**Goal**
Retype only the lines below from the one with "Clone this chart in Plotly." to the one with "import plotly.graph_objects as go", inclusive, skipping every image.

┄┄┄┄┄┄┄┄┄┄

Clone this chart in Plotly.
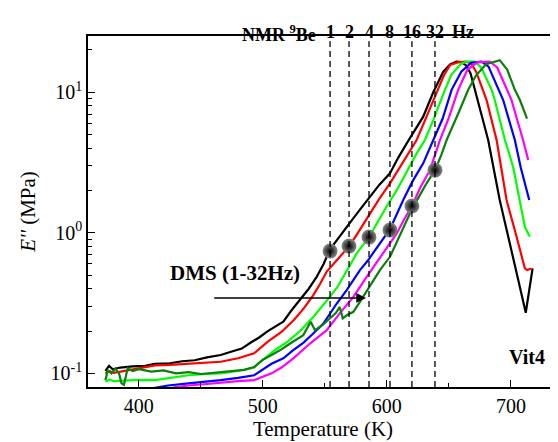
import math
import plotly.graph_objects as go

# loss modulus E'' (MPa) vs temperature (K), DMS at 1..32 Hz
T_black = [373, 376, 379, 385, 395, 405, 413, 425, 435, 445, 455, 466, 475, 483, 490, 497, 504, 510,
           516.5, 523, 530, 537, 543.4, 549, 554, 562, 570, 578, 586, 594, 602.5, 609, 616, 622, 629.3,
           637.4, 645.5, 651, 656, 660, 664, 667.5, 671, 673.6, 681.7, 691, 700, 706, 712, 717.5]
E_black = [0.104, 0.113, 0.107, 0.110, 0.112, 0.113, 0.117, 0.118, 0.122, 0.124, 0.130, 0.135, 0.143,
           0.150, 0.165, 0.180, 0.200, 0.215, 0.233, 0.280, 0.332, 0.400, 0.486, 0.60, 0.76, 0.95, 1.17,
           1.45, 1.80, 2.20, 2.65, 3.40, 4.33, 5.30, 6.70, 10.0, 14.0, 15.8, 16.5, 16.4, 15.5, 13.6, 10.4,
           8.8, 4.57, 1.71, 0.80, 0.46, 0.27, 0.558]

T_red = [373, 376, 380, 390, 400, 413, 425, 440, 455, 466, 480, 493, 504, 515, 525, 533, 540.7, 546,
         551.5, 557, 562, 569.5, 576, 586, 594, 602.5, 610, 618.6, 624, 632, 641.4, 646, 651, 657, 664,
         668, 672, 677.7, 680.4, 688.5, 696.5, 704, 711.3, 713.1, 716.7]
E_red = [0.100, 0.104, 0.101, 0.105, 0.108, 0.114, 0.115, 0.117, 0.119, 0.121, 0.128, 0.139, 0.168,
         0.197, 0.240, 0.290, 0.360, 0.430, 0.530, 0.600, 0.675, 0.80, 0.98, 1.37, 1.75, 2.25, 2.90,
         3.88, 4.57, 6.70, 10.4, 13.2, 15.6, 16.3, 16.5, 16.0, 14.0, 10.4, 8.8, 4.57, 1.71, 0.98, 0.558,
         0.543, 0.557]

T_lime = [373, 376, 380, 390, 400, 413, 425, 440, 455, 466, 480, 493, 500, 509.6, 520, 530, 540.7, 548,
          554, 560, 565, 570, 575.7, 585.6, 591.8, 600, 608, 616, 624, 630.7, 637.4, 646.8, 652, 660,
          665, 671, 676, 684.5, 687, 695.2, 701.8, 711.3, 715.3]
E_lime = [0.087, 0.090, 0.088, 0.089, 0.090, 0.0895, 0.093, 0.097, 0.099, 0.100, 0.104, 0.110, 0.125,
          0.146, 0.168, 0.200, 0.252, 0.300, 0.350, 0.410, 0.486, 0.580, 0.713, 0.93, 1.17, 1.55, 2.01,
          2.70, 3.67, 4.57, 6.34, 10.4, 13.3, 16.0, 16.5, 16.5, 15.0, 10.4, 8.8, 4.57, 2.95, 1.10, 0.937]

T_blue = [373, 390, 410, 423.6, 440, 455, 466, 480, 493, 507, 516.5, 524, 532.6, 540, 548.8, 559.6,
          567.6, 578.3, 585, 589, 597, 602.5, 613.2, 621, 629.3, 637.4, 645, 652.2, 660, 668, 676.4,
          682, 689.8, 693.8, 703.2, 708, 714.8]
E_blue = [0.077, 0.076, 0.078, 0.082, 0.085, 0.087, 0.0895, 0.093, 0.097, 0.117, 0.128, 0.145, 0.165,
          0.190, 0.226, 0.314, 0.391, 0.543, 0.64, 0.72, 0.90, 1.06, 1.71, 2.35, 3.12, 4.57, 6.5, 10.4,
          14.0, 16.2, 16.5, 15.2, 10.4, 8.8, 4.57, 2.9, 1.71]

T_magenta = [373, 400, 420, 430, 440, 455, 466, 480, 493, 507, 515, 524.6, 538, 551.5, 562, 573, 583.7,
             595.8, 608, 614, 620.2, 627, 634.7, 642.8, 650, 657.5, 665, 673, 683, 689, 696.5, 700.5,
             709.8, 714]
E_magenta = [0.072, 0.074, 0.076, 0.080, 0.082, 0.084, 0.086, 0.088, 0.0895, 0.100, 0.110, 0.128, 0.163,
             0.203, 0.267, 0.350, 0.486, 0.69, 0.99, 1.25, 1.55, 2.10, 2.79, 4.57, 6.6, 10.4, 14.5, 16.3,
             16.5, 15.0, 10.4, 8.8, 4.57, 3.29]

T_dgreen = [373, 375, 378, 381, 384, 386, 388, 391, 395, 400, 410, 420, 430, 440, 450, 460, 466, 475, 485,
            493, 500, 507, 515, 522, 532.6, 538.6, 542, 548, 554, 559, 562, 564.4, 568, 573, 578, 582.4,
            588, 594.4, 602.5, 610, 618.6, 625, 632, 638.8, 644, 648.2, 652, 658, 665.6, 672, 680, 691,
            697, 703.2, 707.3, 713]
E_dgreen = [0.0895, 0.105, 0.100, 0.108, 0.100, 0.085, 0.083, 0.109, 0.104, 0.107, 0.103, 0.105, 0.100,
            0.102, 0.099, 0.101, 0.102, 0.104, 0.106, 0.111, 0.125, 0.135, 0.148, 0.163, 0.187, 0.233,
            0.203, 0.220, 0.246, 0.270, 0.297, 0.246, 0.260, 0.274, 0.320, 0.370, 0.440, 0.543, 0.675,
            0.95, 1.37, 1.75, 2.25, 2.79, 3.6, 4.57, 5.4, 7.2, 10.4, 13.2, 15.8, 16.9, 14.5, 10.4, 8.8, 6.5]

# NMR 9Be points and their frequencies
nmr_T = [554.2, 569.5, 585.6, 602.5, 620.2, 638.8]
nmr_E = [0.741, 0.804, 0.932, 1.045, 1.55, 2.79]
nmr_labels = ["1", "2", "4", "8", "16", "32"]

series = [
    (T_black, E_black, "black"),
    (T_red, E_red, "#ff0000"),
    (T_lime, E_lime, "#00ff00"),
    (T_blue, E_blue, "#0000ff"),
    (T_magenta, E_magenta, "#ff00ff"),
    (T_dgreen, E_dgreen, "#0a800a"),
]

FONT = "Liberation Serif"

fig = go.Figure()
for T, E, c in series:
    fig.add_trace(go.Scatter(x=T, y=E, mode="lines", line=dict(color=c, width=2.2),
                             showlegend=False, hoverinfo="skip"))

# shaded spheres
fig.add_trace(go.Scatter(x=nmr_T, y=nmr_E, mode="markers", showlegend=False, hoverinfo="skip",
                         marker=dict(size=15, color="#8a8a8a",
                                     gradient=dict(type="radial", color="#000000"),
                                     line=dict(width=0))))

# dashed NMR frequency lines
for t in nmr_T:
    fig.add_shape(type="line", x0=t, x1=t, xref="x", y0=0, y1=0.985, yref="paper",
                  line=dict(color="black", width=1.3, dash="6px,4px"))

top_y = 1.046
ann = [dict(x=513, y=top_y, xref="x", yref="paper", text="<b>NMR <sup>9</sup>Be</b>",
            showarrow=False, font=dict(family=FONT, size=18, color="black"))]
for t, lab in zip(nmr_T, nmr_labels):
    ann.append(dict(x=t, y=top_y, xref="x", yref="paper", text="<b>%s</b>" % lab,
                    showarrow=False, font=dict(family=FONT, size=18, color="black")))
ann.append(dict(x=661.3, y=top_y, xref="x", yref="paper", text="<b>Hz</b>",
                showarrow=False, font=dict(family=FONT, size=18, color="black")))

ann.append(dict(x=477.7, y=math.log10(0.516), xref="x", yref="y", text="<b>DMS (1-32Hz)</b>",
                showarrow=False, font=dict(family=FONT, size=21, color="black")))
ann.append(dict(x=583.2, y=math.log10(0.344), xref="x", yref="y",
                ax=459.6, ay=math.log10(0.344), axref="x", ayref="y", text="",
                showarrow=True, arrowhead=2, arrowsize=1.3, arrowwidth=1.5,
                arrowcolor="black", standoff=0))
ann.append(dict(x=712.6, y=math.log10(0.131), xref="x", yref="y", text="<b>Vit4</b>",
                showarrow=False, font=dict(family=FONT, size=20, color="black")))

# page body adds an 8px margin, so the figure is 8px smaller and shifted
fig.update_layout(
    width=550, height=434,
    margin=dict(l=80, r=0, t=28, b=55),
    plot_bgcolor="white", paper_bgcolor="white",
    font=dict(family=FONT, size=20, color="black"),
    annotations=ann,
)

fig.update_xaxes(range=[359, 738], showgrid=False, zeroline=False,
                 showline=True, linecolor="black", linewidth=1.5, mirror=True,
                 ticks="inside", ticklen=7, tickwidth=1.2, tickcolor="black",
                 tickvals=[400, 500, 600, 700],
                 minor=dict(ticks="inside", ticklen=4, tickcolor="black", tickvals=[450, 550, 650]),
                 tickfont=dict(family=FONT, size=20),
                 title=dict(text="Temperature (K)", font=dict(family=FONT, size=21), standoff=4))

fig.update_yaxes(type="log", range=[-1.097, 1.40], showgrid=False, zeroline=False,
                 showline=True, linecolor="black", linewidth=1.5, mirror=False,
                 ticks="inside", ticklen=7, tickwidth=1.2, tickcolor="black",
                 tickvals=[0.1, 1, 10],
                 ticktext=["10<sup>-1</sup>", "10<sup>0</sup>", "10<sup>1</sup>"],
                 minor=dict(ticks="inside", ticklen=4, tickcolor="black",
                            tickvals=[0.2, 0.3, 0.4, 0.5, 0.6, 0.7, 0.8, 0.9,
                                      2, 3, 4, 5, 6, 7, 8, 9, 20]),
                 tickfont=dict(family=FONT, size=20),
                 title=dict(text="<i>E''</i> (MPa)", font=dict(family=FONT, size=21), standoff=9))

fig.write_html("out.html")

┄┄┄┄┄┄┄┄┄┄

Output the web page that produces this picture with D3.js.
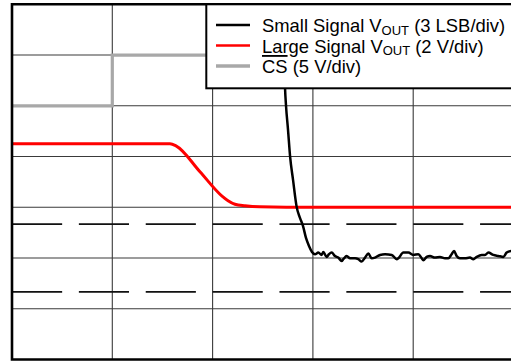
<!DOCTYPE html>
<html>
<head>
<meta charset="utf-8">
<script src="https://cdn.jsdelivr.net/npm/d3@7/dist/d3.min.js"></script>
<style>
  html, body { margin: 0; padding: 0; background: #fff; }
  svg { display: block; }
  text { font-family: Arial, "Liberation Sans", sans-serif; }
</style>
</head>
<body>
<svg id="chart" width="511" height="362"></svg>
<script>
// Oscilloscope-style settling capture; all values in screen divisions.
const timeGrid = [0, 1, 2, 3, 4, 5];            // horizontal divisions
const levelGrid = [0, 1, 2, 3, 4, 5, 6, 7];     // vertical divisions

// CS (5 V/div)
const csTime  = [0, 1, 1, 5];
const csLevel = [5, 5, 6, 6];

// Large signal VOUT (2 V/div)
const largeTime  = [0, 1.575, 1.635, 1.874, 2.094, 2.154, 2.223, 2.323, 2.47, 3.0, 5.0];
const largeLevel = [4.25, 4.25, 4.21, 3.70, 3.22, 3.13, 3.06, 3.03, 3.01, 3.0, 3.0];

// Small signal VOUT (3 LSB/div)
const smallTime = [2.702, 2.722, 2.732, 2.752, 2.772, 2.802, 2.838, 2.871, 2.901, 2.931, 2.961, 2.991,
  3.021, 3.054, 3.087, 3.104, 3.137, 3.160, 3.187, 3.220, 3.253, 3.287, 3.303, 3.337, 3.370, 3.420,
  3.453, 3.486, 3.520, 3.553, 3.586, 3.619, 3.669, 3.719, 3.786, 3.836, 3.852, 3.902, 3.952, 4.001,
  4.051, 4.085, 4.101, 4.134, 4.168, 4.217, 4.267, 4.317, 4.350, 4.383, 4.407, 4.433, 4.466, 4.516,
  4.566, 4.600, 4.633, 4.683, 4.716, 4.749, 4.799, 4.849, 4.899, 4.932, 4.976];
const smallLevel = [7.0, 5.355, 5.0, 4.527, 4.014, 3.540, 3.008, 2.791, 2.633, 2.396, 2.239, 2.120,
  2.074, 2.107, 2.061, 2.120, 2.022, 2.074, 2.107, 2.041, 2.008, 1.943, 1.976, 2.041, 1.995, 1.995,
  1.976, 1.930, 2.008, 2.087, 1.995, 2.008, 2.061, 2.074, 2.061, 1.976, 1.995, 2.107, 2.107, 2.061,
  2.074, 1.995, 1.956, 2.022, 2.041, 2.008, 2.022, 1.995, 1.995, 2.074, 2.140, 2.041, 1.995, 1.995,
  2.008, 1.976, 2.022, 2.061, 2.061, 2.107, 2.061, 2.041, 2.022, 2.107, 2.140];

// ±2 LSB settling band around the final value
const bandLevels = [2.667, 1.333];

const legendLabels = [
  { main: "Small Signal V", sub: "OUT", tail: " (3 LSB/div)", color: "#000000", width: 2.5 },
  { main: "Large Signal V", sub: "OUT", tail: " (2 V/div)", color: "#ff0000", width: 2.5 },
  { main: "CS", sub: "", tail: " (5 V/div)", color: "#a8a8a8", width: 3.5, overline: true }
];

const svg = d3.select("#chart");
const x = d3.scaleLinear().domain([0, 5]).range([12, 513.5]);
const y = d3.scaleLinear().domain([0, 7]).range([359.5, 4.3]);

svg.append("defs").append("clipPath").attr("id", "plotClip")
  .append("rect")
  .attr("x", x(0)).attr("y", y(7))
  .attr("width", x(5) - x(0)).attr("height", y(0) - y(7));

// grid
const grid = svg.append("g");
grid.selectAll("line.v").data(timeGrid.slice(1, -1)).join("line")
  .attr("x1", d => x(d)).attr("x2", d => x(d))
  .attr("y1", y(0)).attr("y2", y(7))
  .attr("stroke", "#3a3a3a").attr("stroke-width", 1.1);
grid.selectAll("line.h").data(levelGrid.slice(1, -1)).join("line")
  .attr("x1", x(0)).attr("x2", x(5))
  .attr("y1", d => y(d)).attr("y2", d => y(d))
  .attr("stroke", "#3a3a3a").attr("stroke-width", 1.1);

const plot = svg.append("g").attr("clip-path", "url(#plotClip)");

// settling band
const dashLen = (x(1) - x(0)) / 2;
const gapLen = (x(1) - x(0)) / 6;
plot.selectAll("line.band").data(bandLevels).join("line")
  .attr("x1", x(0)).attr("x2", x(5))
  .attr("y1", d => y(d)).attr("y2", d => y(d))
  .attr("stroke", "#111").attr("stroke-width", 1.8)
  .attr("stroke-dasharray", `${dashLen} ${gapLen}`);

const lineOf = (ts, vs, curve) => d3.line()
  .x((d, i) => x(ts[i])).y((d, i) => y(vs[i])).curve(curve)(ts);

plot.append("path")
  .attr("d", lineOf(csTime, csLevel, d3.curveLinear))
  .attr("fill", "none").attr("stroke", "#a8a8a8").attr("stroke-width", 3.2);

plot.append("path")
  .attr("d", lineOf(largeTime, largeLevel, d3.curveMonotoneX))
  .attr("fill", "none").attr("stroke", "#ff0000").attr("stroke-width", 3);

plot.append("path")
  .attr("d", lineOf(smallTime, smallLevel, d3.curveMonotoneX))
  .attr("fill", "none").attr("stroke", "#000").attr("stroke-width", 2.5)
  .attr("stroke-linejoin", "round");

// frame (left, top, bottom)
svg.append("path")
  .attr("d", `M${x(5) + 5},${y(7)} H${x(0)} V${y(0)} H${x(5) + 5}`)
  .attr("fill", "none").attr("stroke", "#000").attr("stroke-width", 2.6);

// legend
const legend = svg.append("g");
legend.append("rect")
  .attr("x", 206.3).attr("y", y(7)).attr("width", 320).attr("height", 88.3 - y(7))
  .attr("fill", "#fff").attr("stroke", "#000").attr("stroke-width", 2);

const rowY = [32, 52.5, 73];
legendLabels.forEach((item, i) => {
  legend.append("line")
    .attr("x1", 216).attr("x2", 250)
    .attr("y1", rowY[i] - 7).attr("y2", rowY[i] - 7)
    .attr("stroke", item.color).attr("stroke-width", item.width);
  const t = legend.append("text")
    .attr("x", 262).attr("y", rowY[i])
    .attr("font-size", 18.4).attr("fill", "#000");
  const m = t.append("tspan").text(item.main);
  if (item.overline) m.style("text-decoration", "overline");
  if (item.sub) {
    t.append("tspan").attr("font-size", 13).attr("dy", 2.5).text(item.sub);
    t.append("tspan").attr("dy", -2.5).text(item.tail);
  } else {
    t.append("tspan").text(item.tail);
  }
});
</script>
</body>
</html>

┄┄┄┄┄┄┄┄┄┄

**Right answer**
Clone this chart in Plotly.
import math
import plotly.graph_objects as go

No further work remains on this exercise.